Scan the material for the word "picture", and copy each line where it shows up.

##############################

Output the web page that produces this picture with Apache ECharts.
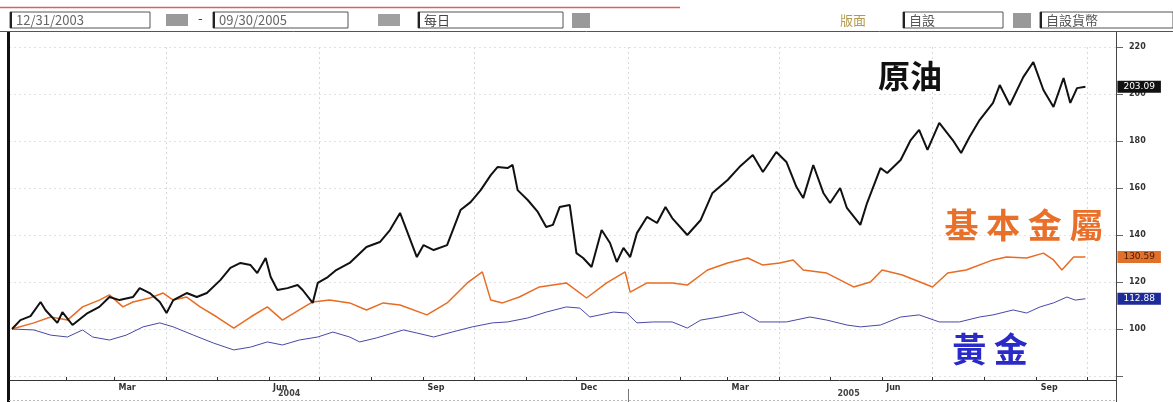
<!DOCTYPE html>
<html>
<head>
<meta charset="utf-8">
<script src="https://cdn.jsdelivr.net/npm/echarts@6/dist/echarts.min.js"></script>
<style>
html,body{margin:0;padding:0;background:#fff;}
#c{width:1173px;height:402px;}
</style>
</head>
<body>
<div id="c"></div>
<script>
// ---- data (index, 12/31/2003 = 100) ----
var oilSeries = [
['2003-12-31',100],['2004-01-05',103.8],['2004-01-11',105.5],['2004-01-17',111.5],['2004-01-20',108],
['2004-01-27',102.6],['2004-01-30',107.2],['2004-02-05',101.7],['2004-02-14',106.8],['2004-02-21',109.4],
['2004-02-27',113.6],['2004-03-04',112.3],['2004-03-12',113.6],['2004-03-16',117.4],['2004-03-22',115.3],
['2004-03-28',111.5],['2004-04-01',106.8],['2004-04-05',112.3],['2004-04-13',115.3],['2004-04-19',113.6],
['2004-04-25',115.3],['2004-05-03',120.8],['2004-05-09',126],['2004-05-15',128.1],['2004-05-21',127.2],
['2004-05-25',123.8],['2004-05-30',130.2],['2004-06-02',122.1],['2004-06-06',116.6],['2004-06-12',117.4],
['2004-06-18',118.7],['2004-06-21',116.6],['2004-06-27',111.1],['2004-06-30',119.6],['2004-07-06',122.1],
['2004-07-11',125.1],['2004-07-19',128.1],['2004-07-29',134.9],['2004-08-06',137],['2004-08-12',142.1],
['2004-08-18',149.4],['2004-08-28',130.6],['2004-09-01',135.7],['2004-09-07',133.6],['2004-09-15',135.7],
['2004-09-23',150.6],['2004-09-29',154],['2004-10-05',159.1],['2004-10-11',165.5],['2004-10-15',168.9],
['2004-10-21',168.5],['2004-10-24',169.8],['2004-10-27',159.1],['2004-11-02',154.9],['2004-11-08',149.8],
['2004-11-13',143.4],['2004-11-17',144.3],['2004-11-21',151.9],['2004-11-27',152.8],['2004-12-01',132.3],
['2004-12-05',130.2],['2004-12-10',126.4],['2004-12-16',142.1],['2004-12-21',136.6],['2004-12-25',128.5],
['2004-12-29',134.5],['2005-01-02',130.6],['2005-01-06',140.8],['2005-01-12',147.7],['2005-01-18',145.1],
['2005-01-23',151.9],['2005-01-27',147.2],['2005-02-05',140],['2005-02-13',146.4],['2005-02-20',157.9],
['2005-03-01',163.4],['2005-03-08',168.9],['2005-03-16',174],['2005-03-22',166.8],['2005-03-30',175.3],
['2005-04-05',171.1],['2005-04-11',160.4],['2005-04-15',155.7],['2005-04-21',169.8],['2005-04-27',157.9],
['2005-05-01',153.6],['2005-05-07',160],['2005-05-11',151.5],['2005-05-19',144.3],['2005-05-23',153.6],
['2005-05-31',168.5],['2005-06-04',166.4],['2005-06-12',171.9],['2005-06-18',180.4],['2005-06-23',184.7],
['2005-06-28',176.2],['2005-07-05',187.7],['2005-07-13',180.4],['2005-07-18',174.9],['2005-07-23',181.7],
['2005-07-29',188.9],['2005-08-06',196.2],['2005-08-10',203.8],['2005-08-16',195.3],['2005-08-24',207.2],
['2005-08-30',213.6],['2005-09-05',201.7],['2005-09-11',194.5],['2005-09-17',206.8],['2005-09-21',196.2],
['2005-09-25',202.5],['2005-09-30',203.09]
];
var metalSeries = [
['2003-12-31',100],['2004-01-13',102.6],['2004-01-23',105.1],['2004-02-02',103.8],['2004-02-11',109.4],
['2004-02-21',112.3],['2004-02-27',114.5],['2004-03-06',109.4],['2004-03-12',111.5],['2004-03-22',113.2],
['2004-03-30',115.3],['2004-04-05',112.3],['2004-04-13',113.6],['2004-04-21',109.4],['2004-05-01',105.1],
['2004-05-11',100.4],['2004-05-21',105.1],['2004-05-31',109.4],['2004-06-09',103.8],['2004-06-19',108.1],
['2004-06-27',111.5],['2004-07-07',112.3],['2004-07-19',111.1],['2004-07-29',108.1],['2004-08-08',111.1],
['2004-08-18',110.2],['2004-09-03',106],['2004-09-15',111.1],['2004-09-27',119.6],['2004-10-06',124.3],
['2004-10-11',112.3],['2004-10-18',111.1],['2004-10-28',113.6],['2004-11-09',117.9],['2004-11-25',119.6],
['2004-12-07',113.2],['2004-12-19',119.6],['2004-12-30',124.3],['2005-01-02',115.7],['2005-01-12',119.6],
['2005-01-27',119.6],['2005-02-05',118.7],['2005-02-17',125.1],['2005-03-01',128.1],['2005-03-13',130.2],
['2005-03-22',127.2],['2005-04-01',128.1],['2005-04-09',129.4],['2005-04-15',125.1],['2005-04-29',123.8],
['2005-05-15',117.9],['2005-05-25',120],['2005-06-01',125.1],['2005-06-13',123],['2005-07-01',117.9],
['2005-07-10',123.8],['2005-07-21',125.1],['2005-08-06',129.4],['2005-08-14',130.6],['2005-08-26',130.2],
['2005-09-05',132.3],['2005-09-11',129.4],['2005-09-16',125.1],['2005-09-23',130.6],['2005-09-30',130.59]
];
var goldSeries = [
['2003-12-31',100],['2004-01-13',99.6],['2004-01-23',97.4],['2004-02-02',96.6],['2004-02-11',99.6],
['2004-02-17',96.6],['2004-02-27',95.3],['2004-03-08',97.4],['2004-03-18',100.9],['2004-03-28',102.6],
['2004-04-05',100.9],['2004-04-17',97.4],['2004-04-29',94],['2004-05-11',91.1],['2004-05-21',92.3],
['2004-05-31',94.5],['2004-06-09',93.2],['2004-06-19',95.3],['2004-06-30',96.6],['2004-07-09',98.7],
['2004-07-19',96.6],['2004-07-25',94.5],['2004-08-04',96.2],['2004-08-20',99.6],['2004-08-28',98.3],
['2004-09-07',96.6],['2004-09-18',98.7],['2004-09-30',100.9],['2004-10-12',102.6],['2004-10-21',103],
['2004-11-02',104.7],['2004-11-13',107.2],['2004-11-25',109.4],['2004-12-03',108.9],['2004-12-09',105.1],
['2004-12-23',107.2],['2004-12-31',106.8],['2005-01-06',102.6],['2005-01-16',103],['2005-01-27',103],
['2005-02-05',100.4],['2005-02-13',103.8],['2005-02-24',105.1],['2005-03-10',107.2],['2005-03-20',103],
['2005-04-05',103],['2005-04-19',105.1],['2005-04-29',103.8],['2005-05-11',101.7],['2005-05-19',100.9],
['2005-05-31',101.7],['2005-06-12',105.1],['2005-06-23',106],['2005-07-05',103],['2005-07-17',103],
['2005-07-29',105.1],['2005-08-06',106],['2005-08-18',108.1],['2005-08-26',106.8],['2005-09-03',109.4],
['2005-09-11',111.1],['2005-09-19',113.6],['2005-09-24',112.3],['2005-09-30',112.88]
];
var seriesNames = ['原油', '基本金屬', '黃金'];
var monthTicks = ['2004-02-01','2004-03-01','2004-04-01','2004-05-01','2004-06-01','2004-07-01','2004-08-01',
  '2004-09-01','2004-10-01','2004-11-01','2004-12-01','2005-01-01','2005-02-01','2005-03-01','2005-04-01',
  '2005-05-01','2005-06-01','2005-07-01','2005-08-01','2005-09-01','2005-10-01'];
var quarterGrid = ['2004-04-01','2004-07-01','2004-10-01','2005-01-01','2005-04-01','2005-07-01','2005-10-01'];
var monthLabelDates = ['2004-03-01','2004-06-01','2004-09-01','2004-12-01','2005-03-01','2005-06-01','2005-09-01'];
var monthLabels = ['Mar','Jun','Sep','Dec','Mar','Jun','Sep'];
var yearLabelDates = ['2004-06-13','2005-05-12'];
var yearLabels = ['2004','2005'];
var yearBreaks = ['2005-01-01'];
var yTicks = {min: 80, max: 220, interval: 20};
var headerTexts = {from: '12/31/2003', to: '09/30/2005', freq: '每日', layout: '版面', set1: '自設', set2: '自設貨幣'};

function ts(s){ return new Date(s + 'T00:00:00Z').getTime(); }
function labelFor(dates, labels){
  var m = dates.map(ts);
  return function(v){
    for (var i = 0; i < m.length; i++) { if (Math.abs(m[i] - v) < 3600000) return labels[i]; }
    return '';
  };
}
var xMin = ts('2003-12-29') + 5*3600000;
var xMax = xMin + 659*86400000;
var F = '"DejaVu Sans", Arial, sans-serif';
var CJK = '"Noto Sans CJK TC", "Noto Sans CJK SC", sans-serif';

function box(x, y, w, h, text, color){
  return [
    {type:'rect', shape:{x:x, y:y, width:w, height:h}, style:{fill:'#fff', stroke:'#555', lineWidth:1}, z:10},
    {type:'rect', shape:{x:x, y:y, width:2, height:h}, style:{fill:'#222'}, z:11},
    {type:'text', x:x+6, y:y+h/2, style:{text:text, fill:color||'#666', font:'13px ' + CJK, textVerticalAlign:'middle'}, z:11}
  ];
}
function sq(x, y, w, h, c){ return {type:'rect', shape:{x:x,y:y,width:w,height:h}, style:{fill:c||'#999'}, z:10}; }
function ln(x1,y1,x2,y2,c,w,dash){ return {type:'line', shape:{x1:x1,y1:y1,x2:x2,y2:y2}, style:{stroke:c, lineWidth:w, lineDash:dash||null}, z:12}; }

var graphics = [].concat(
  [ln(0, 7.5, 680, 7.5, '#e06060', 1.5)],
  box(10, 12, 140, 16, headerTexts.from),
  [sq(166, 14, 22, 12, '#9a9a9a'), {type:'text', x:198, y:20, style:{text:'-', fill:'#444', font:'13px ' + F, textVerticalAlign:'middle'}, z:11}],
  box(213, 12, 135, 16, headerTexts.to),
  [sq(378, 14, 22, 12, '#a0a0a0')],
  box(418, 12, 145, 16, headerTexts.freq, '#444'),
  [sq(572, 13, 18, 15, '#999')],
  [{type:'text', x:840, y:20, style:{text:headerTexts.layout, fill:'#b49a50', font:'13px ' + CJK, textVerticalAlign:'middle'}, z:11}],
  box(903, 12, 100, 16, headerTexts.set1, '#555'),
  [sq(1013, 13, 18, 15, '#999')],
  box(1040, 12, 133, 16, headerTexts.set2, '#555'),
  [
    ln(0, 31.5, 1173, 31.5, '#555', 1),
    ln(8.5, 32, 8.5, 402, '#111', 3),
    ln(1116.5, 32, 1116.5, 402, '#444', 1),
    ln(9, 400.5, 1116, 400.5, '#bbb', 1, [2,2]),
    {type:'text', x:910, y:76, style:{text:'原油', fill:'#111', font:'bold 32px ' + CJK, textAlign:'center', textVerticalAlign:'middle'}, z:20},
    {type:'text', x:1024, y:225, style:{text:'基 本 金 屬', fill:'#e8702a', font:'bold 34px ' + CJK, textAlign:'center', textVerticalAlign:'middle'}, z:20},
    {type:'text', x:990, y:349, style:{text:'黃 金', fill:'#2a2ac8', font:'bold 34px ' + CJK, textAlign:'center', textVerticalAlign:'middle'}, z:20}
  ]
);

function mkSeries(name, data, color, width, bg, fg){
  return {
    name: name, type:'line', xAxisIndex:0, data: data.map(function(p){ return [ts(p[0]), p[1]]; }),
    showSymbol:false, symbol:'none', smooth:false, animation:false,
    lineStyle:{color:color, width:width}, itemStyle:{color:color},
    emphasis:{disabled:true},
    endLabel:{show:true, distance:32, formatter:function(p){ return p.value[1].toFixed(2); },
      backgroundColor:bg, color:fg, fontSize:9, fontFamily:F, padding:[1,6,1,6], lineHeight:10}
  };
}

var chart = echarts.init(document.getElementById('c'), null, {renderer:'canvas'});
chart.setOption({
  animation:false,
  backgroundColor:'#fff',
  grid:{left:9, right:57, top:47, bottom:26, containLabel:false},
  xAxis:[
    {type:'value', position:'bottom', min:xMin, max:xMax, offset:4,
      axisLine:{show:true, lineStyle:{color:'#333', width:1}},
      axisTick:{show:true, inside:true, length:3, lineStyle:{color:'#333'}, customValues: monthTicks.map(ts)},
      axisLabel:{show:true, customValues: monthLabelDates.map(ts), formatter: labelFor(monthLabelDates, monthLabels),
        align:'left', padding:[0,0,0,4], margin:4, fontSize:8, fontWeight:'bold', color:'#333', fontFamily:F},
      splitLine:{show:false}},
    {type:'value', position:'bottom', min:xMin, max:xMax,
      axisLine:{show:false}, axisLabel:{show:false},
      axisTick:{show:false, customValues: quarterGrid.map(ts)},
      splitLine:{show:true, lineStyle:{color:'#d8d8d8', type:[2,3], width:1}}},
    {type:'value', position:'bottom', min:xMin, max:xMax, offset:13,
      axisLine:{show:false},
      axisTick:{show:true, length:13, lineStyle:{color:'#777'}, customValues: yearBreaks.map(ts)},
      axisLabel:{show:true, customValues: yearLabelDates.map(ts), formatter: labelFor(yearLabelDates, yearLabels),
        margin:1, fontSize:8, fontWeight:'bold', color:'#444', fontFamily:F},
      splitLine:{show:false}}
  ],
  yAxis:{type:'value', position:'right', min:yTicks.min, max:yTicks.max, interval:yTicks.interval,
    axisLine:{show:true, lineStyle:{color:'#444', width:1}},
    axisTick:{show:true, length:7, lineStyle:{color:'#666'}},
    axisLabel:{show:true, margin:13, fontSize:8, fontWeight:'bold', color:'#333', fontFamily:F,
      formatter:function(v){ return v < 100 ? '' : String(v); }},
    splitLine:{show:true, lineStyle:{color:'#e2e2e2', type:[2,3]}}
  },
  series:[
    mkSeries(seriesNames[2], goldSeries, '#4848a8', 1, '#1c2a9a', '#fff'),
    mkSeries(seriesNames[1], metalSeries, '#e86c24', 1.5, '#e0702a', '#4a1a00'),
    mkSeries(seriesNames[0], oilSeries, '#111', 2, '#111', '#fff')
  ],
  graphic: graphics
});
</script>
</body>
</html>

##############################

ANSWER TO THE PROBLEM =
Output the web page that produces this picture with Apache ECharts.

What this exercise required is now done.